**Short problem:** Gather all lines in the entries that include the word "matplotlib".

==== Data records ====

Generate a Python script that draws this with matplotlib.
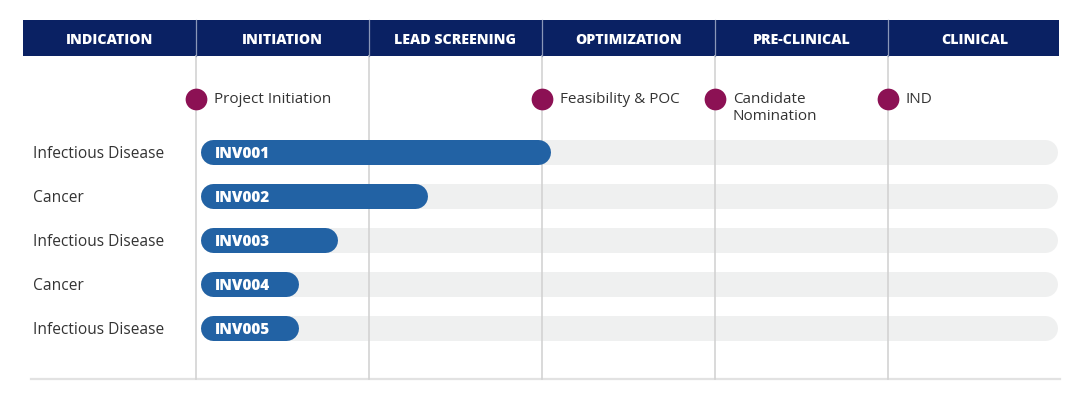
import matplotlib.pyplot as plt

plt.rcParams['font.family'] = ['Open Sans', 'DejaVu Sans']

# header columns
stages = ["INITIATION", "LEAD SCREENING", "OPTIMIZATION", "PRE-CLINICAL", "CLINICAL"]

# milestones (position in stage units, label)
milestone_pos = [0, 2, 3, 4]
milestone_labels = ["Project Initiation", "Feasibility & POC", "Candidate\nNomination", "IND"]

# programs
indications = ["Infectious Disease", "Cancer", "Infectious Disease", "Cancer", "Infectious Disease"]
programs = ["INV001", "INV002", "INV003", "INV004", "INV005"]
progress = [2.05, 1.34, 0.82, 0.59, 0.59]

navy = "#0a2163"
blue = "#2262a4"
maroon = "#8c1154"
track = "#eff0f0"
text_c = "#333333"

W, H, DPI = 1080, 418, 100
col_px = 173.0   # pixels per stage
x0_px = 196.0    # pixel of stage 0
row_px = 44.0
row0_px = 152.0

fig = plt.figure(figsize=(W / DPI, H / DPI), dpi=DPI)
ax = fig.add_axes([0, 0, 1, 1])
ax.set_xlim(-x0_px / col_px, (W - x0_px) / col_px)
ax.set_ylim((H - row0_px) / row_px, -row0_px / row_px)
ax.axis("off")

def px(v):
    return (v - x0_px) / col_px

def py(v):
    return (v - row0_px) / row_px

# header band
hdr_top, hdr_bot = py(20), py(55.5)
hdr_mid = py(39)
ax.fill_between([px(23), px(1059)], hdr_top, hdr_bot, color=navy, lw=0, zorder=2)
ax.text(px(23) / 2, hdr_mid, "INDICATION", color="white", fontsize=10.2,
        fontweight="heavy", ha="center", va="center_baseline", zorder=4)
for i, s in enumerate(stages):
    ax.text(i + 0.5, hdr_mid, s, color="white", fontsize=10.2, fontweight="heavy",
            ha="center", va="center_baseline", zorder=4)
    ax.plot([i, i], [hdr_top, hdr_bot], color="#8a97b8", lw=0.9, zorder=3)

# vertical grid lines
for i in range(5):
    ax.plot([i, i], [hdr_bot, py(379)], color="#d3d3d3", lw=1.2, zorder=2.5)

# bottom rule
ax.plot([px(31), px(1060)], [py(379), py(379)], color="#e2e2e2", lw=1.6, zorder=1)

# milestones, one text per line so the first line sits next to the dot
for p, lab in zip(milestone_pos, milestone_labels):
    ax.scatter([p], [py(99)], s=245, color=maroon, zorder=5, linewidths=0)
    for k, line in enumerate(lab.split("\n")):
        ax.text(p + 18 / col_px, py(103 + 17.5 * k), line, color=text_c, fontsize=11,
                ha="left", va="baseline", zorder=5)

# bars as round-capped thick lines
bar_pt = 25 * 72 / DPI
r = 12.5 / col_px
start = px(200)
end_track = px(1057)
for i, (ind, prog, val) in enumerate(zip(indications, programs, progress)):
    ax.plot([start + r, end_track - r], [i, i], color=track, lw=bar_pt,
            solid_capstyle="round", zorder=2)
    ax.plot([start + r, val - r], [i, i], color=blue, lw=bar_pt,
            solid_capstyle="round", zorder=3)
    ax.text(px(215), i, prog, color="white", fontsize=11, fontweight="heavy",
            ha="left", va="center_baseline", zorder=4)
    ax.text(px(33), i, ind, color=text_c, fontsize=11.2, ha="left",
            va="center_baseline", zorder=4)

fig.savefig("out.png", dpi=DPI)
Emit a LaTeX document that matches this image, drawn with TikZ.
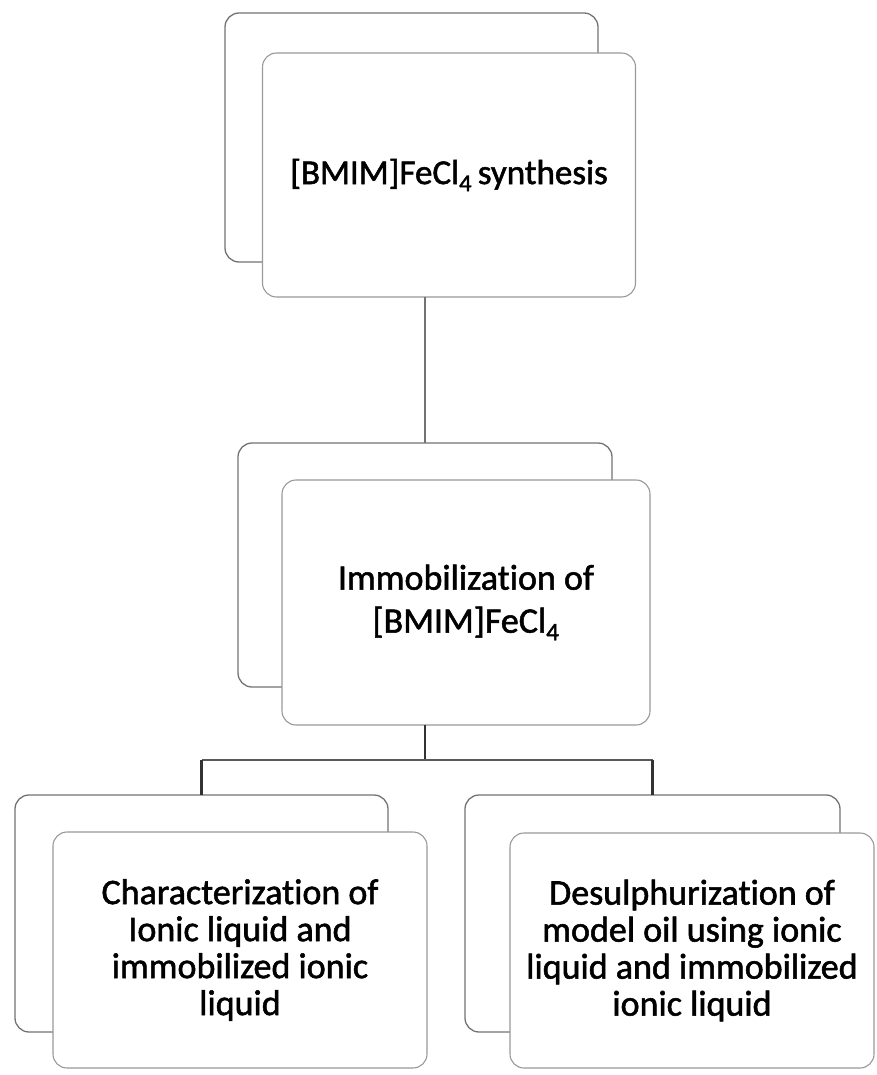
\documentclass[tikz,border=0pt]{standalone}
\usepackage{fontspec}
\setmainfont{Carlito}[Ligatures=NoCommon]
\newfontfamily\boxfont{Carlito}[Ligatures=NoCommon,FakeBold=1.5]
\begin{document}
\begin{tikzpicture}[x=1pt,y=-1pt,
  backbox/.style={draw=black!55,line width=1.3pt,rounded corners=14pt,inner sep=0pt,outer sep=0pt,fill=white},
  frontbox/.style={draw=black!40,line width=1.1pt,rounded corners=14pt,inner sep=0pt,outer sep=0pt,fill=white,align=center,text=black},
  uplink/.style={draw=black!55,line width=1.6pt},
  downlink/.style={draw=black!80,line width=2.6pt},
  bus/.style={draw=black!65,line width=2.2pt}]
\useasboundingbox (0,0) rectangle (876,1075);
% back boxes
\node[backbox,minimum width=373pt,minimum height=249pt] (topback) at (411.5,137.5) {};
\node[backbox,minimum width=374pt,minimum height=244pt] (midback) at (425,565) {};
\node[backbox,minimum width=373pt,minimum height=237pt] (lback) at (201.5,913.5) {};
\node[backbox,minimum width=375pt,minimum height=237pt] (rback) at (652.5,913.5) {};
% front boxes
\node[frontbox,minimum width=373pt,minimum height=244pt,font=\boxfont\fontsize{35}{43}\selectfont] (topfront) at (449,175) {{[BMIM]}FeCl\textsubscript{4}\,synthesis};
\node[frontbox,minimum width=368pt,minimum height=245pt,font=\boxfont\fontsize{36}{43}\selectfont] (midfront) at (466,602.5) {Immobilization of\\{}{[BMIM]}FeCl\textsubscript{4}};
\node[frontbox,minimum width=374pt,minimum height=236pt,font=\boxfont\fontsize{36}{37}\selectfont] (lfront) at (240,950) {Characterization of\\Ionic liquid and\\immobilized ionic\\liquid};
\node[frontbox,minimum width=364pt,minimum height=235pt,font=\boxfont\fontsize{36}{37}\selectfont] (rfront) at (692,950.5) {Desulphurization of\\model oil using ionic\\liquid and immobilized\\ionic liquid};
% connectors
\coordinate (busy) at (0,760);
\draw[uplink] (topfront.south -| midback.north) -- (midback.north);
\draw[downlink] (midfront.south -| midback.center) -- (midback.center |- busy);
\draw[bus] (lback.north |- busy) -- (rback.north |- busy);
\draw[downlink] (lback.north |- busy) -- (lback.north);
\draw[downlink] (rback.north |- busy) -- (rback.north);
\end{tikzpicture}
\end{document}
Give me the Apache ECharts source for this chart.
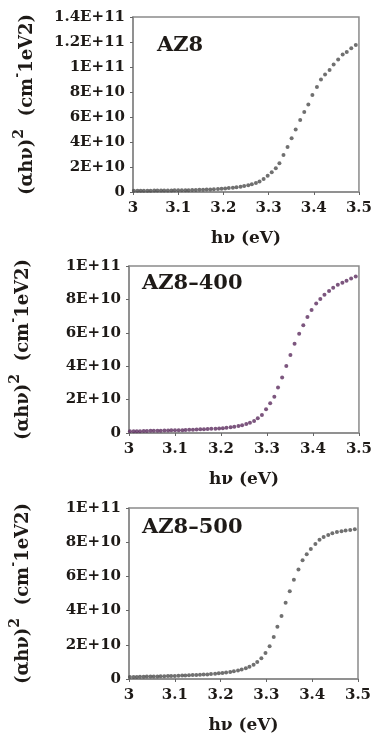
<!DOCTYPE html>
<html>
<head>
<meta charset="utf-8">
<script src="https://cdn.jsdelivr.net/npm/echarts@6/dist/echarts.min.js"></script>
<style>
    html, body { margin: 0; padding: 0; background: #fff; }
    #chart { width: 375px; height: 742px; }
</style>
</head>
<body>
<div id="chart"></div>
<script>
    // photon energy (eV), one point per nm of wavelength
    var hv = [3.002, 3.010, 3.017, 3.024, 3.032, 3.039, 3.047, 3.054, 3.062, 3.069,
        3.077, 3.085, 3.092, 3.100, 3.108, 3.116, 3.123, 3.131, 3.139, 3.147,
        3.155, 3.163, 3.171, 3.179, 3.188, 3.196, 3.204, 3.212, 3.221, 3.229,
        3.238, 3.246, 3.255, 3.263, 3.272, 3.280, 3.289, 3.298, 3.307, 3.316,
        3.324, 3.333, 3.342, 3.351, 3.360, 3.370, 3.379, 3.388, 3.397, 3.407,
        3.416, 3.425, 3.435, 3.444, 3.454, 3.464, 3.473, 3.483, 3.493];

    // (αhν)² in units of 1E+10
    var az8 = [0.10, 0.10, 0.10, 0.11, 0.11, 0.11, 0.12, 0.12, 0.12, 0.13,
        0.13, 0.13, 0.14, 0.14, 0.14, 0.15, 0.15, 0.16, 0.17, 0.18,
        0.19, 0.20, 0.21, 0.23, 0.25, 0.27, 0.29, 0.32, 0.35, 0.39,
        0.43, 0.48, 0.55, 0.62, 0.72, 0.85, 1.05, 1.30, 1.58, 1.90,
        2.30, 2.96, 3.60, 4.30, 5.00, 5.76, 6.40, 7.00, 7.76, 8.40,
        9.00, 9.40, 9.76, 10.20, 10.60, 11.00, 11.20, 11.50, 11.76];

    var az8_400 = [0.10, 0.10, 0.11, 0.11, 0.12, 0.12, 0.13, 0.13, 0.14, 0.14,
        0.15, 0.15, 0.16, 0.16, 0.17, 0.17, 0.18, 0.19, 0.20, 0.21,
        0.22, 0.23, 0.24, 0.25, 0.26, 0.27, 0.29, 0.31, 0.34, 0.38,
        0.42, 0.47, 0.54, 0.62, 0.72, 0.88, 1.08, 1.42, 1.78, 2.17,
        2.72, 3.33, 4.01, 4.67, 5.35, 5.95, 6.45, 6.95, 7.37, 7.75,
        8.03, 8.28, 8.50, 8.70, 8.87, 9.00, 9.12, 9.25, 9.37];

    var az8_500 = [0.11, 0.12, 0.12, 0.13, 0.13, 0.14, 0.14, 0.15, 0.15, 0.16,
        0.16, 0.17, 0.17, 0.18, 0.19, 0.20, 0.21, 0.22, 0.23, 0.24,
        0.25, 0.26, 0.27, 0.29, 0.31, 0.33, 0.35, 0.38, 0.41, 0.45,
        0.50, 0.56, 0.63, 0.72, 0.84, 1.00, 1.22, 1.52, 1.92, 2.45,
        3.06, 3.68, 4.46, 5.13, 5.80, 6.40, 6.95, 7.30, 7.60, 7.90,
        8.15, 8.30, 8.42, 8.52, 8.59, 8.64, 8.68, 8.72, 8.76];

    var sampleNames = ['AZ8', 'AZ8\u2013400', 'AZ8\u2013500'];
    var yMax = [14, 10, 10];

    var font = 'DejaVu Serif';
    var textColor = '#1e1a17';
    var frameColor = '#8a8a8a';

    // pixel boxes of the three panels
    var grids = [
        {left: 133, right: 9, top: 17, height: 175},
        {left: 129, right: 13, top: 266, height: 167},
        {left: 126, right: 17, top: 508, height: 171}
    ];
    var nameTop = [35, 273, 517];
    var nameLeft = [157, 142, 142];
    var dotColors = ['#4c4c4c', '#5b2c5e', '#4c4c4c'];
    var seriesData = [az8, az8_400, az8_500];

    function pairs(ys) {
        var out = [];
        for (var i = 0; i < hv.length; i++) {
            out.push([hv[i], ys[i]]);
        }
        return out;
    }

    var option = {
        animation: false,
        title: [],
        grid: [],
        xAxis: [],
        yAxis: [],
        series: []
    };

    for (var k = 0; k < 3; k++) {
        option.grid.push({
            left: grids[k].left,
            right: grids[k].right,
            top: grids[k].top,
            height: grids[k].height,
            show: true,
            borderColor: frameColor,
            borderWidth: 1.5
        });
        option.title.push({
            text: sampleNames[k],
            left: nameLeft[k],
            top: nameTop[k],
            padding: 0,
            textStyle: {fontFamily: font, fontWeight: 'bold', fontSize: 21, color: textColor}
        });
        option.xAxis.push({
            type: 'value',
            gridIndex: k,
            min: 3,
            max: 3.5,
            interval: 0.1,
            name: 'h\u03bd (eV)',
            nameLocation: 'middle',
            nameGap: 38,
            nameTextStyle: {fontFamily: font, fontWeight: 'bold', fontSize: 17, color: textColor},
            axisLine: {show: true, lineStyle: {color: frameColor, width: 1.5}},
            axisTick: {show: true, length: 3, lineStyle: {color: '#666'}},
            splitLine: {show: false},
            axisLabel: {fontFamily: font, fontWeight: 'bold', fontSize: 15, color: textColor, margin: 9}
        });
        option.yAxis.push({
            type: 'value',
            gridIndex: k,
            min: 0,
            max: yMax[k],
            interval: 2,
            name: '{a|(\u03b1h\u03bd)}{s|2}{a|  (cm}{m|-}{a|1eV2)}',
            nameLocation: 'middle',
            nameGap: 97,
            nameTextStyle: {
                fontFamily: font, fontWeight: 'bold', fontSize: 18, color: textColor,
                rich: {
                    a: {fontFamily: font, fontWeight: 'bold', fontSize: 18, color: textColor, lineHeight: 24, verticalAlign: 'bottom'},
                    s: {fontFamily: font, fontWeight: 'bold', fontSize: 14, color: textColor, lineHeight: 14, verticalAlign: 'top'},
                    m: {fontFamily: font, fontWeight: 'bold', fontSize: 12, color: textColor, lineHeight: 12, verticalAlign: 'top'}
                }
            },
            axisLine: {show: true, lineStyle: {color: frameColor, width: 1.5}},
            axisTick: {show: true, length: 3, lineStyle: {color: '#666'}},
            splitLine: {show: false},
            axisLabel: {
                fontFamily: font, fontWeight: 'bold', fontSize: 15, color: textColor, margin: 8,
                formatter: function (v) {
                    return v === 0 ? '0' : (v * 1e10).toExponential().toUpperCase();
                }
            }
        });
        option.series.push({
            type: 'scatter',
            xAxisIndex: k,
            yAxisIndex: k,
            symbol: 'circle',
            symbolSize: 4,
            silent: true,
            itemStyle: {color: dotColors[k]},
            data: pairs(seriesData[k])
        });
    }

    var chart = echarts.init(document.getElementById('chart'));
    chart.setOption(option);
</script>
</body>
</html>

====

**Solution to the problem:**
Generate a Python script that draws this with matplotlib.
import matplotlib.pyplot as plt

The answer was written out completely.